I think that I was recently exposed to asbestos, what should I do?

While there is no known safe level of exposure to asbestos, it is unlikely that a recent short-term exposure to asbestos will cause you to develop a disease. As always, unnecessary exposure to known carcinogens should be avoided. Nearly everyone, however, is exposed to asbestos at some time in their life. In fact, there is some level of asbestos in the air we breathe everyday. That level, called “background”, is not usually considered to be enough to cause disease.

With asbestos, like many other carcinogens, the dose makes the poison. Exposure occurs when products containing asbestos are disturbed. If an asbestos-containing product is disturbed, microscopic asbestos fibers are released into the air. Breathing those microscopic fibers is what creates the danger. Asbestos poses no risk unless the fibers are released and breathed.

Most people who are exposed to asbestos never become ill. Those who become ill from asbestos are usually those who are exposed to it on a regular basis, most often in a job where they work directly with or around asbestos-containing products that are being disturbed. Those that are exposed to large amounts of asbestos fibers in the air are at risk for developing asbestosis, pleural disease, and several different types of cancer. Usually these diseases will not develop until many years after the exposure.

Studies have also shown that low levels of exposure to asbestos can cause the development of an extremely rare, almost always fatal, form of cancer called mesothelioma. For this reason, you should strive to avoid even small amounts of asbestos exposure. If you are exposed to small amounts of asbestos, however, your risk for this disease is still extremely slight. Most people who develop mesothelioma have significant occupational exposure to asbestos.

Once you find that you have been exposed to asbestos, there is not much you can do. Doctors cannot perform any treatments that will reduce your likelihood of developing a disease. The only disease-reducing measures that you can take are to quit smoking and to avoid additional exposure to asbestos. Studies have shown that asbestos works in conjunction with tobacco to greatly multiply an asbestos-exposed smoker’s risk for lung cancer. Quitting smoking will help to reduce this risk.
Despite the lack of treatment options, you should always tell your doctor about the asbestos exposure.

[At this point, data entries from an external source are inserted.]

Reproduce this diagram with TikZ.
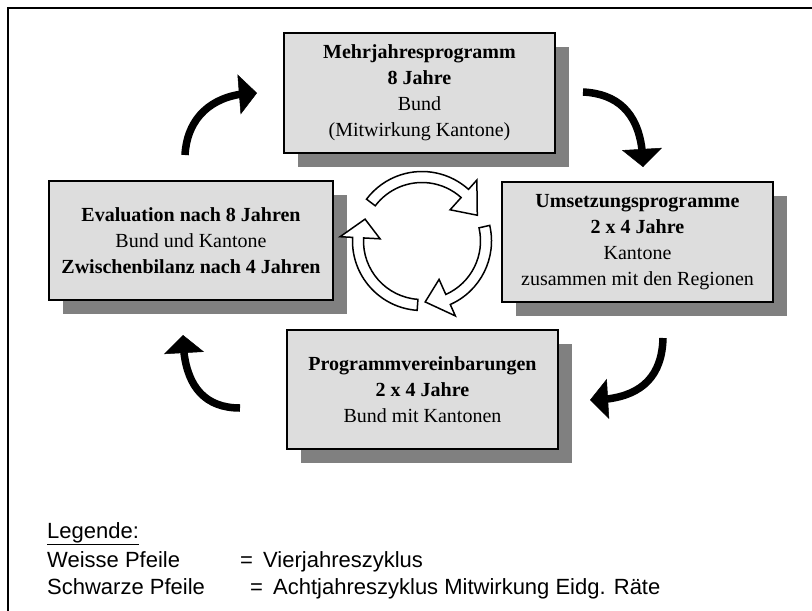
\documentclass[tikz,border=0pt]{standalone}
\usepackage{fontspec}
\setmainfont{Liberation Serif}
\newfontfamily\legendfont{Liberation Sans}
\usepackage{tikz}
\usetikzlibrary{arrows.meta,bending,shadows}
\definecolor{boxgray}{RGB}{221,221,221}
\definecolor{shadowgray}{RGB}{128,128,128}

\begin{document}
\begin{tikzpicture}[x=1pt, y=-1pt,
    box/.style={draw, line width=1.5pt, fill=boxgray, align=center, inner sep=0pt,
        minimum width=271pt, minimum height=120pt,
        font=\fontsize{20}{26}\selectfont,
        drop shadow={shadow xshift=14pt, shadow yshift=-14pt, fill=shadowgray, opacity=1}},
    black arrow/.style={line width=7.5pt, -{Triangle[length=18pt, width=40pt, line width=0.5pt, flex]}},
    white arrow/.style={draw, fill=white, line width=1.5pt},
    legend/.style={anchor=base west, inner sep=0pt, font=\legendfont\fontsize{22}{27}\selectfont}]
    \useasboundingbox (0,0) rectangle (812,611);

    % Frame
    \draw[line width=2.5pt] (8,620) -- (8,8) -- (820,8);

    % Boxes
    \node[box] (mjp) at (419.5,93) {\textbf{Mehrjahresprogramm}\\\textbf{8 Jahre}\\Bund\\(Mitwirkung Kantone)};
    \node[box] (usp) at (637.5,242) {\textbf{Umsetzungsprogramme}\\\textbf{2 x 4 Jahre}\\Kantone\\zusammen mit den Regionen};
    \node[box, minimum height=119pt] (pv) at (422.5,389.5) {\textbf{Programmvereinbarungen}\\\textbf{2 x 4 Jahre}\\Bund mit Kantonen};
    \node[box, minimum width=284pt, minimum height=119pt] (eval) at (191,240.5) {\textbf{Evaluation nach 8 Jahren}\\Bund und Kantone\\\textbf{Zwischenbilanz nach 4 Jahren}};

    % Black arrows (eight year cycle)
    \coordinate (b1s) at (185,155);
    \coordinate (b1e) at (257,93);
    \coordinate (b2s) at (583,92);
    \coordinate (b2e) at (643,167);
    \coordinate (b3s) at (663,338);
    \coordinate (b3e) at (590,400);
    \coordinate (b4s) at (240,408);
    \coordinate (b4e) at (183,335);
    \draw[black arrow] (b1s) .. controls (187,118) and (212,93) .. (b1e);
    \draw[black arrow] (b2s) .. controls (622,94) and (643,118) .. (b2e);
    \draw[black arrow] (b3s) .. controls (662,382) and (635,400) .. (b3e);
    \draw[black arrow] (b4s) .. controls (200,408) and (183,380) .. (b4e);

    % White arrows (four year cycle)
    \begin{scope}[shift={(422,241)}, yscale=-1]
        \foreach \tail/\base/\tip in {143/48/25, 13/-66/-87, 266/177/159}
            \draw[white arrow] (\tail:58.5) arc[start angle=\tail, end angle=\base, radius=58.5]
                -- (\base:42) -- (\tip:61) -- (\base:82) -- (\base:69.5)
                arc[start angle=\base, end angle=\tail, radius=69.5] -- cycle;
    \end{scope}

    % Legend
    \node[legend] (leg) at (47,538) {\underline{Legende:}};
    \node[legend] (wp) at (47,567) {Weisse Pfeile};
    \node[legend] (weq) at (240,567) {=};
    \node[legend] (wtx) at (263,567) {Vierjahreszyklus};
    \node[legend] (sp) at (47,594) {Schwarze Pfeile};
    \node[legend] (seq) at (250,594) {=};
    \node[legend] (stx) at (273,594) {Achtjahreszyklus Mitwirkung Eidg. Räte};
\end{tikzpicture}
\end{document}
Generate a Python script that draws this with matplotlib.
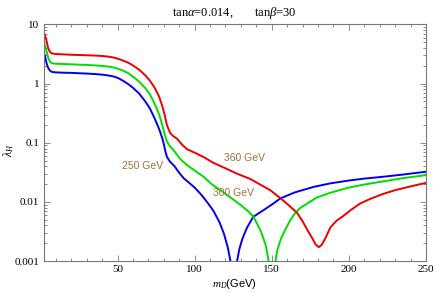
import matplotlib
matplotlib.use("Agg")
import matplotlib.pyplot as plt
from matplotlib.ticker import FixedLocator, LogLocator, NullFormatter, MultipleLocator

plt.rcParams["mathtext.fontset"] = "custom"
plt.rcParams["mathtext.rm"] = "Liberation Serif"
plt.rcParams["mathtext.it"] = "Liberation Serif:italic"

# lambda_H vs m_D for three heavy Higgs masses
x_red = [2, 3, 4, 5, 6, 7, 8, 10, 15, 20, 30, 36, 41, 45, 48, 51, 54, 57, 60, 64,
         68, 71, 74, 77, 79, 80.5, 82, 84, 86, 88.6, 92, 95, 100, 106, 112, 120,
         127.5, 136, 142, 149, 155.7, 161, 166.5, 170, 173, 176, 178.5, 180.5,
         182.5, 185, 188, 192, 196.4, 201, 207, 214, 222, 230, 240, 250]
y_red = [7.4, 6.6, 5.2, 4.0, 3.5, 3.3, 3.22, 3.17, 3.12, 3.08, 3.02, 2.98, 2.92,
         2.84, 2.74, 2.6, 2.43, 2.25, 2.03, 1.72, 1.38, 1.12, 0.86, 0.6, 0.42,
         0.3, 0.2, 0.148, 0.13, 0.117, 0.092, 0.078, 0.068, 0.057, 0.046, 0.037,
         0.030, 0.0245, 0.02, 0.0158, 0.0115, 0.0088, 0.0065, 0.0047, 0.0034,
         0.0025, 0.0019, 0.00172, 0.0019, 0.0025, 0.0037, 0.0048, 0.0058, 0.0072,
         0.0093, 0.0113, 0.0136, 0.0158, 0.0183, 0.021]

x_green = [2, 3, 4, 5, 6, 7, 8, 10, 15, 20, 30, 36, 41, 45, 48, 51, 54, 57, 60,
           64, 68, 71, 74, 77, 79, 80.5, 82, 84, 86, 90.7, 95, 100, 105.8, 111,
           116.7, 125, 130, 134, 138, 142.7, 146, 148, 149.3, 150.2, 151.2, 152.4,
           153.5, 156, 158.5, 162, 165, 168.2, 173, 179, 188, 200, 210, 222, 235,
           250]
y_green = [5.0, 4.4, 3.5, 2.75, 2.4, 2.25, 2.2, 2.17, 2.15, 2.12, 2.07, 2.03,
           1.98, 1.93, 1.86, 1.76, 1.64, 1.5, 1.32, 1.08, 0.84, 0.66, 0.46, 0.3,
           0.2, 0.14, 0.105, 0.087, 0.077, 0.053, 0.042, 0.034, 0.0266, 0.02,
           0.0158, 0.011, 0.0088, 0.0072, 0.0057, 0.0033, 0.0019, 0.001, 0.0005,
           0.0002, 0.0005, 0.001, 0.0015, 0.0024, 0.0033, 0.0049, 0.0064, 0.0078,
           0.0094, 0.0118, 0.0143, 0.0175, 0.0197, 0.0222, 0.0252, 0.0284]

x_blue = [2, 3, 4, 5, 6, 7, 8, 10, 15, 20, 30, 36, 41, 45, 48, 51, 54, 57, 60, 64,
          68, 71, 74, 77, 79, 80, 81, 82, 84, 87, 90, 93, 96, 100, 104, 108, 112,
          116, 119, 121.5, 123.2, 124.5, 125.3, 126.2, 127.5, 129, 131, 134, 138,
          144.8, 150, 155.7, 165, 177.3, 188, 200, 210, 222, 235, 250]
y_blue = [3.5, 2.9, 2.2, 1.85, 1.68, 1.6, 1.57, 1.55, 1.53, 1.52, 1.48, 1.45,
          1.41, 1.36, 1.31, 1.22, 1.1, 0.98, 0.85, 0.68, 0.5, 0.38, 0.26, 0.17,
          0.12, 0.095, 0.072, 0.058, 0.048, 0.040, 0.031, 0.025, 0.0215, 0.0175,
          0.0135, 0.010, 0.0072, 0.0046, 0.0029, 0.0017, 0.001, 0.0005, 0.0002,
          0.0005, 0.001, 0.0016, 0.0024, 0.0037, 0.0056, 0.0073, 0.009, 0.0115,
          0.0145, 0.018, 0.0206, 0.023, 0.0248, 0.0266, 0.029, 0.0324]

curve_labels = ["250 GeV", "300 GeV", "360 GeV"]
label_pos = [(66.4, 0.040), (125.3, 0.0139), (132.3, 0.056)]

y_ticks = [0.001, 0.01, 0.1, 1, 10]
y_ticklabels = ["0.001", "0.01", "0.1", "1", "10"]
x_ticks = [50, 100, 150, 200, 250]

fig = plt.figure(figsize=(4.36, 2.93), dpi=100)
ax = fig.add_axes([0.0998, 0.109, 0.8772, 0.8074])

ax.plot(x_blue, y_blue, color="#0000ee", lw=1.4)
ax.plot(x_green, y_green, color="#00dd00", lw=1.4)
ax.plot(x_red, y_red, color="#ee0000", lw=1.4)

ax.set_yscale("log")
ax.set_xlim(2, 250)
ax.set_ylim(0.001, 10)

ax.xaxis.set_major_locator(FixedLocator(x_ticks))
ax.xaxis.set_minor_locator(MultipleLocator(10))
ax.yaxis.set_major_locator(FixedLocator(y_ticks))
ax.yaxis.set_minor_locator(LogLocator(base=10, subs=range(2, 10)))
ax.yaxis.set_minor_formatter(NullFormatter())
ax.set_yticklabels(y_ticklabels)
ax.set_xticklabels([str(t) for t in x_ticks])

frame_col = "#777777"
for sp in ax.spines.values():
    sp.set_color(frame_col)
    sp.set_linewidth(0.8)
ax.tick_params(which="both", direction="in", top=True, right=True,
               color=frame_col, width=0.6)
ax.tick_params(which="major", length=4, pad=3)
ax.tick_params(which="minor", length=2)
for lab in ax.get_xticklabels() + ax.get_yticklabels():
    lab.set_fontfamily("Liberation Serif")
    lab.set_fontsize(8)

for txt, (tx, ty) in zip(curve_labels, label_pos):
    ax.text(tx, ty, txt, color="#a0703c", fontsize=7.5, family="Liberation Sans",
            ha="center", va="center")

ax.set_title(r"tan$\alpha$=0.014,       tan$\beta$=30", fontfamily="Liberation Serif",
             fontsize=9, pad=6)
ax.set_xlabel(r"$m_D$(GeV)", fontfamily="Liberation Sans", fontsize=8, labelpad=2)
ax.set_ylabel(r"$\lambda_H$", fontsize=8.5)
ax.yaxis.set_label_coords(-0.072, 0.47)

fig.savefig("out.png", dpi=100)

Although brief exposures to asbestos are unlikely to cause a disease, it would not be a bad idea to document your exposure. This can be done by noting the following information about your exposure: how you were exposed, the source or product that released asbestos, and how long you were exposed to the dust. In addition, you can take pictures of the product and the area in which you were exposed. This information might prove valuable if you ever develop an asbestos-related disease.